Trying Nearly Broke Me, But Just Being Is Healing Me
- Shemeca Richard
- Jan 21
- 4 min read

There comes a moment when the body and soul tell the truth before the mouth ever does. As I sit here with tears in my eyes, I realize something that feels both heavy and freeing: I have been trying my whole life.
Trying to fit in.
Trying to be seen.
Trying to feel important.
Trying to be a good worker.
Trying to be a good mother.
Trying to be a good wife.
Trying to be a good friend.
Just… trying.
And somewhere along the way, trying became my identity. Not thriving. Not resting. Not being. Just striving, constantly reaching for an invisible standard that always seemed to move the moment I got close.
The Exhaustion of Always Trying
Trying is exhausting. It keeps your shoulders tense and your heart guarded. It whispers that who you are, right now, is not quite enough. If you just do a little more, give a little more, perform a little better, then you will be worthy of love, affirmation, rest, or peace.
But the truth is this: trying without rest leads to burnout, resentment, and quiet grief. It creates a life where we are applauded for our strength but never seen in our softness. Where we are needed but not truly known.
Many of us learned early that being useful was safer than being authentic. That achievement earned affection. That silence kept the peace. So, we adapted. We performed. We tried.
What If I Just Be?
Lately, a holy question has been rising in my spirit:
What happens if I stop trying so hard… and just be?

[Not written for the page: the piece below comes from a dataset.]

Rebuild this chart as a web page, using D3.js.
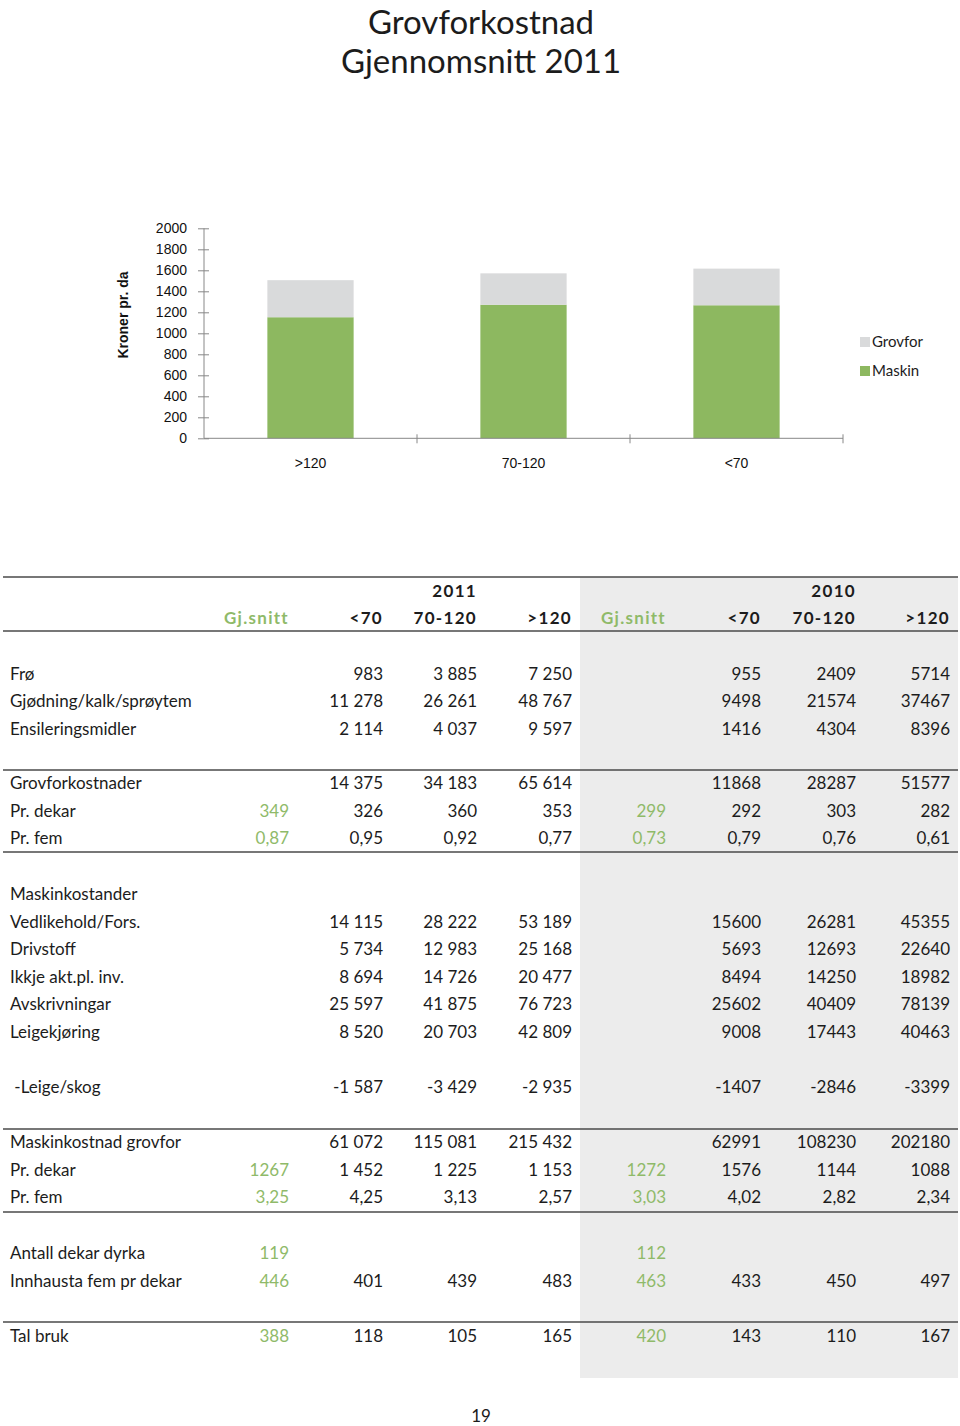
<!DOCTYPE html>
<html>
<head>
<meta charset="utf-8">
<script src="https://cdn.jsdelivr.net/npm/d3@7"></script>
<style>
  html, body { margin: 0; padding: 0; background: #fff; }
  svg { display: block; }
</style>
</head>
<body>
<svg id="chart" width="960" height="1426"></svg>
<script>
// ---------- DATA ----------
const titleLines = ["Grovforkostnad", "Gjennomsnitt 2011"];
const categories = [">120", "70-120", "<70"];
const maskin = [1153, 1272, 1267];
const grovfor = [353, 299, 349];
const yTicks = [0, 200, 400, 600, 800, 1000, 1200, 1400, 1600, 1800, 2000];
const seriesNames = ["Grovfor", "Maskin"];
const yAxisTitle = "Kroner pr. da";

const yearHeaders = ["2011", "2010"];
const colHeaders = ["Gj.snitt", "<70", "70-120", ">120", "Gj.snitt", "<70", "70-120", ">120"];

const rowsInnsats = [
  ["Frø", "", "983", "3 885", "7 250", "", "955", "2409", "5714"],
  ["Gjødning/kalk/sprøytem", "", "11 278", "26 261", "48 767", "", "9498", "21574", "37467"],
  ["Ensileringsmidler", "", "2 114", "4 037", "9 597", "", "1416", "4304", "8396"]
];
const rowsGrovfor = [
  ["Grovforkostnader", "", "14 375", "34 183", "65 614", "", "11868", "28287", "51577"],
  ["Pr. dekar", "349", "326", "360", "353", "299", "292", "303", "282"],
  ["Pr. fem", "0,87", "0,95", "0,92", "0,77", "0,73", "0,79", "0,76", "0,61"]
];
const rowsMaskin = [
  ["Maskinkostander", "", "", "", "", "", "", "", ""],
  ["Vedlikehold/Fors.", "", "14 115", "28 222", "53 189", "", "15600", "26281", "45355"],
  ["Drivstoff", "", "5 734", "12 983", "25 168", "", "5693", "12693", "22640"],
  ["Ikkje akt.pl. inv.", "", "8 694", "14 726", "20 477", "", "8494", "14250", "18982"],
  ["Avskrivningar", "", "25 597", "41 875", "76 723", "", "25602", "40409", "78139"],
  ["Leigekjøring", "", "8 520", "20 703", "42 809", "", "9008", "17443", "40463"]
];
const rowsLeige = [
  [" -Leige/skog", "", "-1 587", "-3 429", "-2 935", "", "-1407", "-2846", "-3399"]
];
const rowsMaskinSum = [
  ["Maskinkostnad grovfor", "", "61 072", "115 081", "215 432", "", "62991", "108230", "202180"],
  ["Pr. dekar", "1267", "1 452", "1 225", "1 153", "1272", "1576", "1144", "1088"],
  ["Pr. fem", "3,25", "4,25", "3,13", "2,57", "3,03", "4,02", "2,82", "2,34"]
];
const rowsAreal = [
  ["Antall dekar dyrka", "119", "", "", "", "112", "", "", ""],
  ["Innhausta fem pr dekar", "446", "401", "439", "483", "463", "433", "450", "497"]
];
const rowsBruk = [
  ["Tal bruk", "388", "118", "105", "165", "420", "143", "110", "167"]
];
const pageNumber = "19";

// ---------- STYLE ----------
const GREEN = "#8db860";
const GREEN_TEXT = "#8fba69";
const GREY_BAR = "#d9dadb";
const GREY_BG = "#ececec";
const TEXT = "#1c1c1c";
const HUMAN = "Lato, 'Open Sans', sans-serif";
const ARIAL = "'Liberation Sans', Arial, sans-serif";

const svg = d3.select("#chart");

// ---------- TITLE ----------
svg.selectAll("text.title").data(titleLines).join("text")
  .attr("class", "title")
  .attr("x", 481).attr("y", (d, i) => i === 0 ? 34 : 73)
  .attr("text-anchor", "middle")
  .attr("font-family", HUMAN).attr("font-size", 33)
  .attr("fill", TEXT)
  .text(d => d);

// ---------- BAR CHART ----------
const x = d3.scaleBand().domain(categories).range([204, 843]).padding(0);
const y = d3.scaleLinear().domain([0, 2000]).range([438.3, 228.3]);

const stackData = categories.map((c, i) => ({ cat: c, Maskin: maskin[i], Grovfor: grovfor[i] }));
const stack = d3.stack().keys(["Maskin", "Grovfor"])(stackData);
const colors = { Maskin: GREEN, Grovfor: GREY_BAR };
const barW = x.bandwidth() * 0.405;

svg.append("g").selectAll("g").data(stack).join("g")
  .attr("fill", s => colors[s.key])
  .selectAll("rect").data(s => s).join("rect")
  .attr("x", d => x(d.data.cat) + (x.bandwidth() - barW) / 2)
  .attr("width", barW)
  .attr("y", d => y(d[1]))
  .attr("height", d => y(d[0]) - y(d[1]));

// y axis
const yAxis = svg.append("g").attr("transform", "translate(204,0)")
  .call(d3.axisLeft(y).tickValues(yTicks).tickSize(6).tickPadding(11).tickFormat(d3.format("d")));
yAxis.select(".domain").attr("stroke", "#888").attr("d", `M0,${y(2000)}V${y(0)}`);
yAxis.selectAll(".tick line").attr("stroke", "#888").attr("x1", -6).attr("x2", 5);
yAxis.selectAll(".tick text").attr("font-family", ARIAL).attr("font-size", 14).attr("fill", "#111");

// x axis
const xAxis = svg.append("g").attr("transform", `translate(0,${y(0)})`)
  .call(d3.axisBottom(x).tickSize(0).tickFormat(""));
xAxis.select(".domain").attr("stroke", "#888").attr("d", `M204,0H843`);
xAxis.selectAll(".tick").remove();
const bounds = categories.map(c => x(c) + x.bandwidth());
xAxis.selectAll("line.sep").data(bounds).join("line")
  .attr("class", "sep")
  .attr("x1", d => d).attr("x2", d => d).attr("y1", -4).attr("y2", 5)
  .attr("stroke", "#888");

svg.selectAll("text.cat").data(categories).join("text")
  .attr("class", "cat")
  .attr("x", d => x(d) + x.bandwidth() / 2)
  .attr("y", 468)
  .attr("text-anchor", "middle")
  .attr("font-family", ARIAL).attr("font-size", 14).attr("fill", "#111")
  .text(d => d);

svg.append("text")
  .attr("transform", "translate(128,315) rotate(-90)")
  .attr("text-anchor", "middle")
  .attr("font-family", ARIAL).attr("font-size", 14).attr("font-weight", "bold")
  .attr("fill", "#111")
  .text(yAxisTitle);

// legend
const legend = svg.append("g").selectAll("g").data(seriesNames).join("g")
  .attr("transform", (d, i) => `translate(860,${337 + i * 29})`);
legend.append("rect").attr("width", 10).attr("height", 10)
  .attr("fill", d => d === "Maskin" ? GREEN : GREY_BAR);
legend.append("text").attr("x", 12).attr("y", 10)
  .attr("font-family", HUMAN).attr("font-size", 15).attr("fill", TEXT)
  .text(d => d);

// ---------- TABLE ----------
const tbl = svg.append("g");
const tableTop = 577, tableBottom = 1378;
tbl.append("rect").attr("x", 580).attr("y", tableTop).attr("width", 378)
  .attr("height", tableBottom - tableTop).attr("fill", GREY_BG);

const colRight = [289, 383, 477, 572, 666, 761, 856, 950];
const FS = 17;

// header
tbl.selectAll("text.year").data(yearHeaders).join("text")
  .attr("class", "year")
  .attr("x", (d, i) => colRight[i === 0 ? 2 : 6]).attr("y", 597)
  .attr("text-anchor", "end")
  .attr("font-family", HUMAN).attr("font-weight", "bold").attr("font-size", FS)
  .attr("letter-spacing", 1.3)
  .attr("fill", TEXT).text(d => d);
tbl.selectAll("text.colh").data(colHeaders).join("text")
  .attr("class", "colh")
  .attr("x", (d, i) => colRight[i]).attr("y", 624)
  .attr("text-anchor", "end")
  .attr("font-family", HUMAN).attr("font-weight", "bold").attr("font-size", FS)
  .attr("letter-spacing", 1.3)
  .attr("fill", (d, i) => (i === 0 || i === 4) ? GREEN_TEXT : TEXT).text(d => d);

// body
const groups = [
  { rows: rowsInnsats, ys: [680, 707, 735] },
  { rows: rowsGrovfor, ys: [789, 817, 844] },
  { rows: rowsMaskin, ys: [900, 928, 955, 983, 1010, 1038] },
  { rows: rowsLeige, ys: [1093] },
  { rows: rowsMaskinSum, ys: [1148, 1176, 1203] },
  { rows: rowsAreal, ys: [1259, 1287] },
  { rows: rowsBruk, ys: [1342] }
];
const allRows = [];
groups.forEach(g => g.rows.forEach((r, i) => allRows.push({ r, y: g.ys[i] })));

const rowG = tbl.selectAll("g.row").data(allRows).join("g").attr("class", "row");
rowG.append("text")
  .attr("x", 10).attr("y", d => d.y)
  .attr("font-family", HUMAN).attr("font-size", FS).attr("fill", TEXT)
  .attr("xml:space", "preserve")
  .text(d => d.r[0]);
rowG.selectAll("text.val").data(d => d.r.slice(1).map((v, i) => ({ v, i, y: d.y }))).join("text")
  .attr("class", "val")
  .attr("x", d => colRight[d.i]).attr("y", d => d.y)
  .attr("text-anchor", "end")
  .attr("font-family", HUMAN).attr("font-size", FS)
  .attr("fill", d => (d.i === 0 || d.i === 4) ? GREEN_TEXT : TEXT)
  .text(d => d.v);

// rules
const ruleYs = [577, 631, 770, 852, 1129, 1212, 1322];
tbl.selectAll("line.rule").data(ruleYs).join("line")
  .attr("class", "rule")
  .attr("x1", 3).attr("x2", 958).attr("y1", d => d).attr("y2", d => d)
  .attr("stroke", "#4a4a4a").attr("stroke-width", 1.6);

svg.append("text").attr("x", 481).attr("y", 1422).attr("text-anchor", "middle")
  .attr("font-family", HUMAN).attr("font-size", 17).attr("fill", TEXT)
  .text(pageNumber);
</script>
</body>
</html>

What if I allow myself to be present instead of perfect?
What if I let myself be human instead of heroic?
What if I rest in who I am, not what I produce?
To just be feels almost rebellious in a world that rewards hustle and praises exhaustion. It feels uncomfortable when your worth has long been tied to your output. Yet, it also feels like exhaling after holding your breath for decades.
Being Is Not Laziness, It’s Healing
Let’s be clear: “just being” is not giving up. It’s not apathy. It’s not a lack of purpose. It is allowing yourself to exist without constantly proving your value.
Being means:
Being honest about your limits
Being present in the moment you’re in
Being gentle with your own heart
Being rooted instead of rushed
It’s choosing alignment over approval.
When we stop trying to earn what was never meant to be earned, such as love, dignity, worth, and value, we create space for healing. We stop living from a place of fear and start living from a place of truth.
God Never Asked You to “Try” Your Way Into Worthiness
Here is the sacred reminder many of us need: God never asked you to strive for your worth. You were already enough when He formed you. Already seen. Already chosen. Already loved.
Scripture reminds us:
Come to Me, all you who are weary and burdened, and I will give you rest. Matthew 11:28
Be still and know that I am God. I will be exalted among the nations, I will be exalted in the earth! Psalm 46:10
But he said to me, My grace is sufficient for you, for My power is made perfect in weakness.
Therefore, I will boast all the more gladly about my weaknesses, so that Christ’s power may rest on me. 2 Corinthians 12:9
These verses do not call us to try harder. They call us to come, to be still, and to rest in grace.
Grace does not require performance. Rest is not a reward, it’s an invitation.
When we “just be,” we are not stepping away from God; we are finally resting in Him.
An Invitation to Lay Down the Striving
If you are tired, deep in your soul tired, this is your permission and invitation to pause. To unclench your jaw. To lower your shoulders. To stop trying to be everything to everyone.
You don’t have to audition for belonging. You don’t have to earn rest. You don’t have to prove your value.
You can just be.
And in that being, you may finally discover that the peace you were trying to achieve has been waiting for you all along.
So today, I am learning, slowly and imperfectly, to trade striving for surrender.
To release the pressure. To breathe. To be.
And maybe that is where true endurance begins.
Closing Prayer
God, I am tired from trying. Tired of striving. Tired of carrying expectations that were never meant to be mine.
Today, I choose to lay them at Your feet. Teach me how to rest without guilt. Teach me how to be without performing. Help me trust that who I am in You is enough.
Quiet the voice that says I must earn love. Replace it with Your truth that I am already held, already known, already secure.
I surrender the pressure. I receive Your peace. I choose to just be.
Amen.
Reflection Questions
In what areas of my life am I “trying” the hardest right now?
Where have I tied my worth to performance instead of identity?
What would it look like for me to rest without guilt this week?
What is God inviting me to release so I can simply be?
How can I practice stillness and presence in my daily life?
Take your time with these questions. Let them lead you not into striving, but into rest.